­­Tingkatkan Literasi Supaya Dakwah Islam Tetap Hiasi Negeri

Oleh: Nishrina Ghatsani Fathurrahman & Farras Zahy Putra Satriawan (Santri SMA Pesantren At-Taqwa Depok, 16 Tahun)
Artikel Ilmiah Liputan Kegiatan
gambar_artikel

Sebelum zaman android dan IPhone, Nokia adalah merek handphone sejuta umat. Setidaknya sampai datang Blackberry, yang kemudian mengalami nasib yang sama: digilas Apple. Begitulah nasib umat sekarang, kata Novelis Muslim Indonesia terkemuka, Dr. Habiburrahman El-Shirazy.
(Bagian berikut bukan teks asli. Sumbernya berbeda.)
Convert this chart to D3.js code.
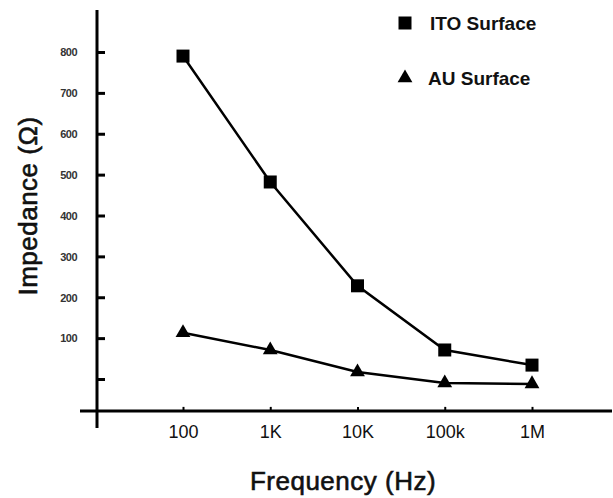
<!DOCTYPE html>
<html>
<head>
<meta charset="utf-8">
<script src="https://cdn.jsdelivr.net/npm/d3@7"></script>
<style>
  body { margin: 0; background: #fff; }
  svg { display: block; font-family: "Liberation Sans", Arial, sans-serif; }
</style>
</head>
<body>
<div id="chart"></div>
<script>
// frequencies (Hz) and tick labels
const freqs = [100, 1000, 10000, 100000, 1000000];
const freqLabels = ["100", "1K", "10K", "100k", "1M"];
const yTicks = [0, 100, 200, 300, 400, 500, 600, 700, 800];

// impedance (ohm)
const itoValues = [790, 482, 228, 71, 34];
const auValues = [113, 71, 17, -10, -12];

const width = 613, height = 498;

let svg = d3.select("#chart").append("svg")
    .attr("width", width)
    .attr("height", height);

let x = d3.scaleLog().domain([100, 1e6]).range([183, 532]);
let y = d3.scaleLinear().domain([0, 800]).range([379, 52]);

let axisX = 97;       // y axis position
let axisY = y(-78);   // x axis position

// y axis
let yAxis = svg.append("g")
    .attr("transform", `translate(${axisX},0)`)
    .call(d3.axisRight(y).tickValues(yTicks).tickSize(8)
        .tickFormat(d => d === 0 ? "" : d));
yAxis.select(".domain").remove();
yAxis.selectAll(".tick line").attr("stroke", "#000").attr("stroke-width", 3);
yAxis.selectAll(".tick text")
    .attr("x", -20)
    .attr("dy", "0.35em")
    .attr("text-anchor", "end")
    .attr("fill", "#333")
    .style("font-size", "11px")
    .style("font-weight", "bold")
    .style("letter-spacing", "-0.5px");

svg.append("line")
    .attr("x1", axisX).attr("x2", axisX)
    .attr("y1", y(903)).attr("y2", axisY + 17)
    .attr("stroke", "#000").attr("stroke-width", 3);

// x axis
let xAxis = svg.append("g")
    .attr("transform", `translate(0,${axisY})`)
    .call(d3.axisTop(x).tickValues(freqs).tickSize(4)
        .tickFormat((d, i) => freqLabels[i]));
xAxis.select(".domain").remove();
xAxis.selectAll(".tick line").attr("stroke", "#000").attr("stroke-width", 2);
xAxis.selectAll(".tick text")
    .attr("y", 27)
    .attr("dy", 0)
    .attr("fill", "#111")
    .style("font-size", "18px");

svg.append("line")
    .attr("x1", 80).attr("x2", 612)
    .attr("y1", axisY).attr("y2", axisY)
    .attr("stroke", "#000").attr("stroke-width", 3);

// axis titles (slightly heavier than regular, like the scan)
svg.append("text")
    .attr("x", 343).attr("y", 490)
    .attr("text-anchor", "middle")
    .style("font-size", "26px")
    .style("letter-spacing", "0.5px")
    .attr("fill", "#111")
    .attr("stroke", "#111").attr("stroke-width", 0.6)
    .text("Frequency (Hz)");

svg.append("text")
    .attr("transform", "translate(37,206) rotate(-90)")
    .attr("text-anchor", "middle")
    .style("font-size", "26px")
    .style("letter-spacing", "0.5px")
    .attr("fill", "#111")
    .attr("stroke", "#111").attr("stroke-width", 0.6)
    .text("Impedance (Ω)");

// series
let line = d3.line()
    .x(d => x(d[0]))
    .y(d => y(d[1]));

let series = [
    {name: "ITO Surface", values: itoValues, symbol: d3.symbolSquare, size: 169},
    {name: "AU Surface", values: auValues, symbol: d3.symbolTriangle, size: 95}
];

series.forEach(s => {
    let pts = d3.zip(freqs, s.values);
    svg.append("path")
        .attr("d", line(pts))
        .attr("fill", "none")
        .attr("stroke", "#000")
        .attr("stroke-width", 2.5);
    svg.append("g")
        .selectAll("path")
        .data(pts)
        .join("path")
            .attr("transform", d => `translate(${x(d[0])},${y(d[1])})`)
            .attr("d", d3.symbol(s.symbol, s.size))
            .attr("fill", "#000");
});

// legend
let legend = svg.append("g")
    .selectAll("g")
    .data(series)
    .join("g")
        .attr("transform", (d, i) => `translate(405,${23 + i * 55})`);
legend.append("path")
    .attr("d", d => d3.symbol(d.symbol, d.size)())
    .attr("fill", "#000");
legend.append("text")
    .attr("x", (d, i) => i === 0 ? 25 : 23)
    .attr("y", 7)
    .style("font-size", "19px")
    .style("font-weight", "bold")
    .attr("fill", "#111")
    .text(d => d.name);
</script>
</body>
</html>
“Mirip-miriplah dengan keadaan umat Islam sekarang ini, yang dulunya berada di atas roda peradaban, tapi kini tidak sedikit yang rela membiarkannya dirinya menjadi ekor,” tuturnya ketika memberi materi di pondok Pesantren At-Taqwa Depok (23/12/25).

Berawal dari kurangnya literasi dan buruknya minat baca, katanya, orang Islam Indonesia menjadi kurang inisiatif dan kreatif dalam menyampaikan ide-ide sebagai upaya dakwah. Bahkan untuk “kontennya” pun, mereka kebingungan. 
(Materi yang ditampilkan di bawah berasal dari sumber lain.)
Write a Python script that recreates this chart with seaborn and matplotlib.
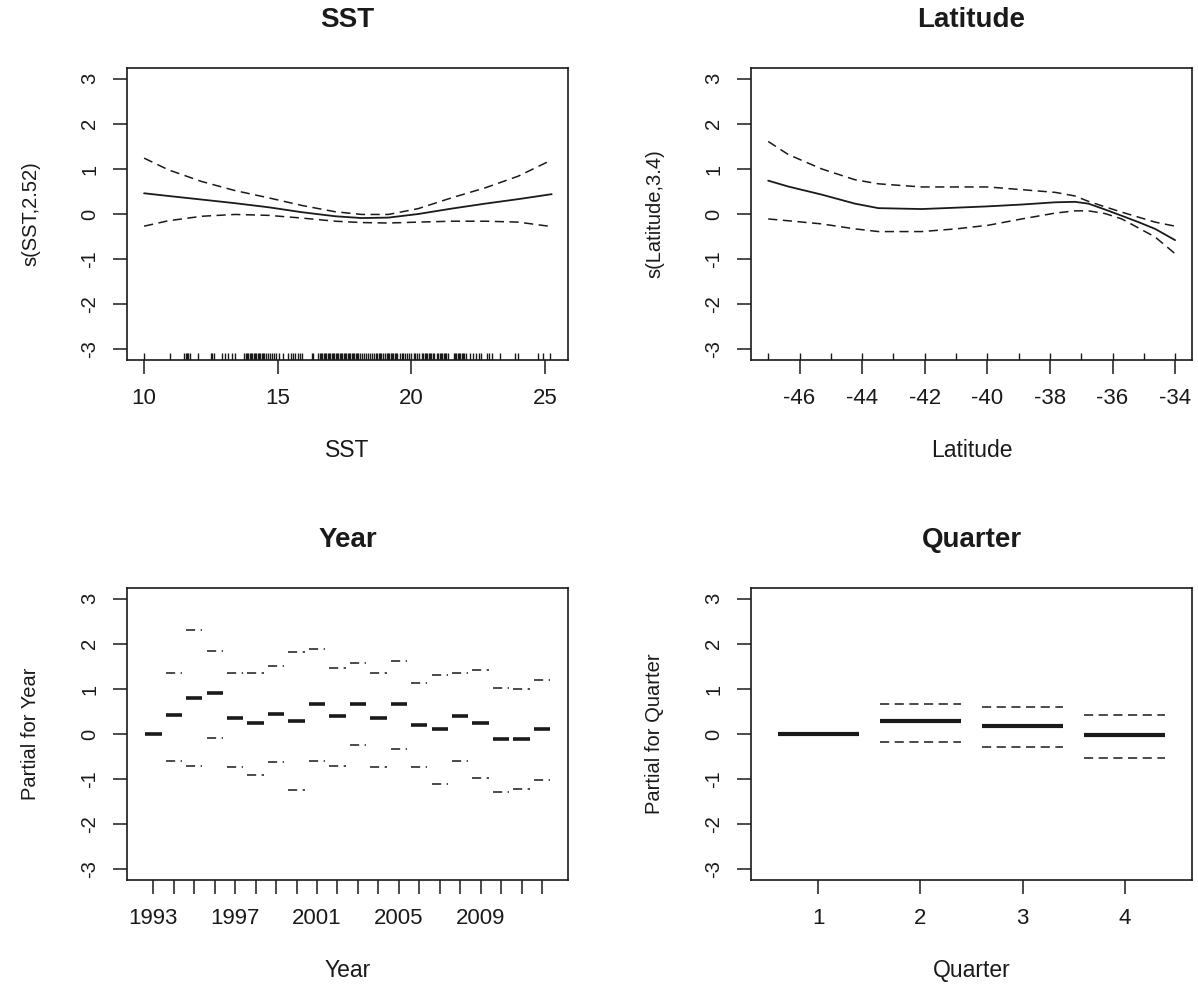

“Mereka Tidak tahu apa yang harus diberikan dan bagaimana cara untuk memberikannya dengan cara yang tepat dan menarik,” tutur Novelis yang akrab disapa Kang Abik itu. 

Kang Abik mengingatkan, jangan sampai kita kalah dari seekor burung. Burung Hud-hud yang berani melontarkan pendapatnya kepada Nabi Sulaiman. Yang dari inisiatif ini, lahirlah satu kalimat yang mengantarkan Negeri Saba kepada keimanan. 

“Yakni lewat sebuah perkataan yang tersusun, yaitu Bayan. Innahu min Sulaimaana, Wa Innahu Bismillahirrahmanirrahim,” jelasnya. 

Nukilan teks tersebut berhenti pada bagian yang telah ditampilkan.